There, There by Tommy Orange is the story of Indians (the term he chooses rather than Native American) who live in Oakland and struggle with poverty, abuse, alcoholism, and drugs. Many characters struggle successfully and affirm the value of being Indian. One character says that Urban Indians have been ignored and misunderstand by white people who believe that "real Indians" live on the land, meaning reservations and other rural areas. Indians in cities are living on the land: Cities, too, are part of the land, Orange's characters assert.
Lesbian Novels
I also discovered some fine lesbian novelists. Penny Mickelbury has written a number of books, including Wings to Fly Away, a moving novel about a woman escaped from slavery who has come to Philadelphia and the community she finds there. Death's Echoes is a good detective story set in Washington, DC, that begins with white supremacists murdering a group of African American Muslim women. The detectives are a white lesbian cop and her partner, an African American lesbian top reporter.

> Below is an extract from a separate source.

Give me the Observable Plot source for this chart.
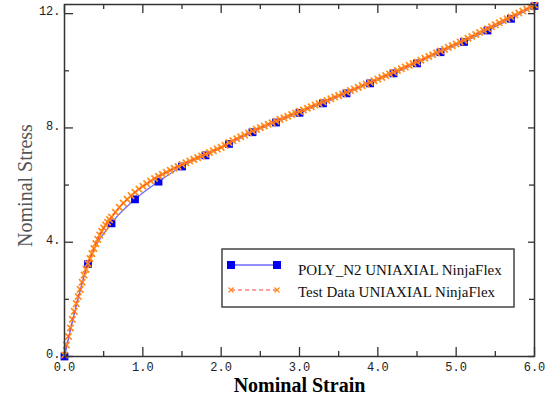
<!DOCTYPE html>
<html><head><meta charset="utf-8">
<script src="https://cdn.jsdelivr.net/npm/d3@7"></script>
<script src="https://cdn.jsdelivr.net/npm/@observablehq/plot@0.6"></script>
<style>body{margin:0;background:#fff}#chart{position:relative;width:558px;height:401px}</style>
</head><body><div id="chart"></div>
<script>
// POLY_N2 fit (markers)
const fitStrain = [0,0.3,0.6,0.9,1.2,1.5,1.8,2.1,2.4,2.7,3.0,3.3,3.6,3.9,4.2,4.5,4.8,5.1,5.4,5.7,6.0];
const fitStress = [0,3.24,4.66,5.50,6.12,6.65,7.04,7.44,7.85,8.19,8.53,8.86,9.21,9.56,9.91,10.26,10.65,11.01,11.41,11.82,12.27];
// Test data
const testStrain = [0,0.025,0.05,0.075,0.1,0.125,0.15,0.175,0.2,0.225,0.25,0.275,0.3,0.325,0.35,0.375,0.4,0.425,0.45,0.475,0.5,0.525,0.55,0.575,
  0.6,0.65,0.7,0.75,0.8,0.85,0.9,0.95,
  1.0,1.05,1.1,1.15,1.2,1.25,1.3,1.35,1.4,1.45,1.5,1.55,1.6,1.65,1.7,1.75,1.8,1.85,1.9,1.95,
  2.0,2.05,2.1,2.15,2.2,2.25,2.3,2.35,2.4,2.45,2.5,2.55,2.6,2.65,2.7,2.75,2.8,2.85,2.9,2.95,
  3.0,3.05,3.1,3.15,3.2,3.25,3.3,3.35,3.4,3.45,3.5,3.55,3.6,3.65,3.7,3.75,3.8,3.85,3.9,3.95,
  4.0,4.05,4.1,4.15,4.2,4.25,4.3,4.35,4.4,4.45,4.5,4.55,4.6,4.65,4.7,4.75,4.8,4.85,4.9,4.95,
  5.0,5.05,5.1,5.15,5.2,5.25,5.3,5.35,5.4,5.45,5.5,5.55,5.6,5.65,5.7,5.75,5.8,5.85,5.9,5.95,6.0];
const testStress = [0.05,0.4,0.7,1.0,1.3,1.58,1.85,2.1,2.35,2.6,2.85,3.05,3.25,3.43,3.6,3.78,3.95,4.1,4.25,4.38,4.5,4.6,4.7,4.79,
  4.88,5.05,5.22,5.37,5.5,5.63,5.75,5.86,
  5.96,6.05,6.14,6.23,6.31,6.38,6.45,6.52,6.59,6.65,6.72,6.78,6.84,6.9,6.96,7.02,7.08,7.14,7.2,7.26,
  7.32,7.39,7.48,7.55,7.62,7.69,7.75,7.82,7.89,7.95,8.01,8.07,8.13,8.18,8.24,8.30,8.35,8.41,8.47,8.52,
  8.58,8.63,8.69,8.74,8.80,8.85,8.91,8.96,9.02,9.08,9.13,9.19,9.25,9.31,9.36,9.42,9.48,9.54,9.60,9.65,
  9.71,9.77,9.83,9.89,9.95,10.01,10.07,10.13,10.19,10.25,10.31,10.37,10.44,10.50,10.56,10.63,10.69,10.75,10.82,10.88,
  10.94,11.01,11.07,11.14,11.20,11.27,11.34,11.41,11.47,11.54,11.61,11.68,11.75,11.82,11.88,11.95,12.02,12.09,12.16,12.23,12.30];
const xMajor = [0,1,2,3,4,5,6];
const xMinor = [0.5,1.5,2.5,3.5,4.5,5.5];
const yMajor = [0,4,8,12];
const yMinor = [2,6,10];
const seriesNames = ["POLY_N2 UNIAXIAL NinjaFlex", "Test Data UNIAXIAL NinjaFlex"];
const xTitle = "Nominal Strain";
const yTitle = "Nominal Stress";

const fit = fitStrain.map((x, i) => ({x, y: fitStress[i]}));
const test = testStrain.map((x, i) => ({x, y: testStress[i]}));

const W = 558, H = 401, mL = 64, mR = 24, mT = 4, mB = 45;
const iW = W - mL - mR, iH = H - mT - mB;
const blue = "#0000ee", blueLine = "#6b6bff", orange = "#ff8c1a", red = "#ff4040";

const chart = Plot.plot({
  width: W, height: H,
  marginLeft: mL, marginRight: mR, marginTop: mT, marginBottom: mB,
  style: {background: "#fff"},
  x: {domain: [0, 6]},
  y: {domain: [0, 12.32]},
  marks: [
    Plot.line(fit, {x: "x", y: "y", stroke: blueLine, strokeWidth: 1.3, curve: "monotone-x"}),
    Plot.dot(fit, {x: "x", y: "y", symbol: "square", r: 4.4, fill: blue, stroke: "none"}),
    Plot.dot(test, {x: "x", y: "y", symbol: "times", r: 3, stroke: orange, strokeWidth: 1.7}),
    Plot.line(test, {x: "x", y: "y", stroke: red, strokeWidth: 1, strokeDasharray: "3,3", curve: "monotone-x"}),
    Plot.frame({stroke: "#333", strokeWidth: 1.5}),
    // inward ticks
    Plot.tickX(xMajor, {x: d => d, insetTop: iH - 9, stroke: "#333", strokeWidth: 1.3}),
    Plot.tickX(xMinor, {x: d => d, insetTop: iH - 5, stroke: "#333", strokeWidth: 1.3}),
    Plot.tickX(xMajor, {x: d => d, insetBottom: iH - 9, stroke: "#333", strokeWidth: 1.3}),
    Plot.tickX(xMinor, {x: d => d, insetBottom: iH - 5, stroke: "#333", strokeWidth: 1.3}),
    Plot.tickY(yMajor, {y: d => d, insetRight: iW - 9, stroke: "#333", strokeWidth: 1.3}),
    Plot.tickY(yMinor, {y: d => d, insetRight: iW - 5, stroke: "#333", strokeWidth: 1.3}),
    Plot.tickY(yMajor, {y: d => d, insetLeft: iW - 6, stroke: "#333", strokeWidth: 1.3}),
    Plot.tickY(yMinor, {y: d => d, insetLeft: iW - 5, stroke: "#333", strokeWidth: 1.3}),
    Plot.axisX(xMajor, {anchor: "bottom", tickSize: 0, tickPadding: 6, tickFormat: d3.format(".1f"), label: null,
      fontFamily: "Liberation Mono", fontSize: 12, fill: "#222"}),
    Plot.axisY(yMajor, {anchor: "left", tickSize: 0, tickPadding: 4, tickFormat: d => d + ".", label: null,
      fontFamily: "Liberation Mono", fontSize: 12, fill: "#222", dy: -2}),
    Plot.text([xTitle], {frameAnchor: "bottom", textAnchor: "middle", lineAnchor: "middle", dy: 29.5, text: d => d,
      fontFamily: "Liberation Serif", fontWeight: "bold", fontSize: 20, fill: "#000"}),
    Plot.text([yTitle], {frameAnchor: "left", textAnchor: "middle", lineAnchor: "middle", dx: -39, dy: 5, rotate: -90,
      text: d => d, fontFamily: "Liberation Serif", fontSize: 20, fill: "#555"})
  ]
});
document.getElementById("chart").appendChild(chart);

// Legend box
const svg = d3.select(chart);
const lg = svg.append("g");
lg.append("rect").attr("x", 222).attr("y", 249).attr("width", 292).attr("height", 58)
  .attr("fill", "#fff").attr("stroke", "#444").attr("stroke-width", 1.5);
// row 1
lg.append("line").attr("x1", 231).attr("x2", 277).attr("y1", 265).attr("y2", 265).attr("stroke", blueLine).attr("stroke-width", 1.5);
[231, 277].forEach(x => lg.append("rect").attr("x", x - 4).attr("y", 261).attr("width", 8).attr("height", 8).attr("fill", blue));
// row 2
lg.append("line").attr("x1", 231).attr("x2", 277).attr("y1", 290).attr("y2", 290).attr("stroke", red)
  .attr("stroke-width", 1).attr("stroke-dasharray", "4,3");
[231, 277].forEach(x => lg.append("path").attr("d", `M${x-2.5},${290-2.5}L${x+2.5},${290+2.5}M${x-2.5},${290+2.5}L${x+2.5},${290-2.5}`)
  .attr("stroke", orange).attr("stroke-width", 1.3));
seriesNames.forEach((t, i) => lg.append("text").attr("x", 298).attr("y", 275 + i * 22)
  .attr("text-anchor", "start").attr("font-family", "Liberation Serif").attr("font-size", 15).attr("fill", "#111").text(t));
</script>
</body></html>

Cheryl A. Head writes detective stories set in Detroit. In Catch Me When I'm Falling, her African American lesbian detective investigates a series of murders of homeless people. The book feels authentic: Head clearly has learned a great deal about the lives of homeless people.
Elena Graf has written a well-researched series set in Weimar Germany, then moving into the Nazi era. Her main character is a lesbian aristocrat who falls in love with a nun. The first novel is called Occasions of Sin. The aristocrat is believable, which means that she is snobbish, somewhat like Gentleman Jack. The depictions of nuns are sensitive and realistic.
Ann McMan writes truly humorous lesbian novels. Her most recent, Beowulf for Cretins, is about a college English professor.
I am writing a separate review of the nonfiction I have read this year.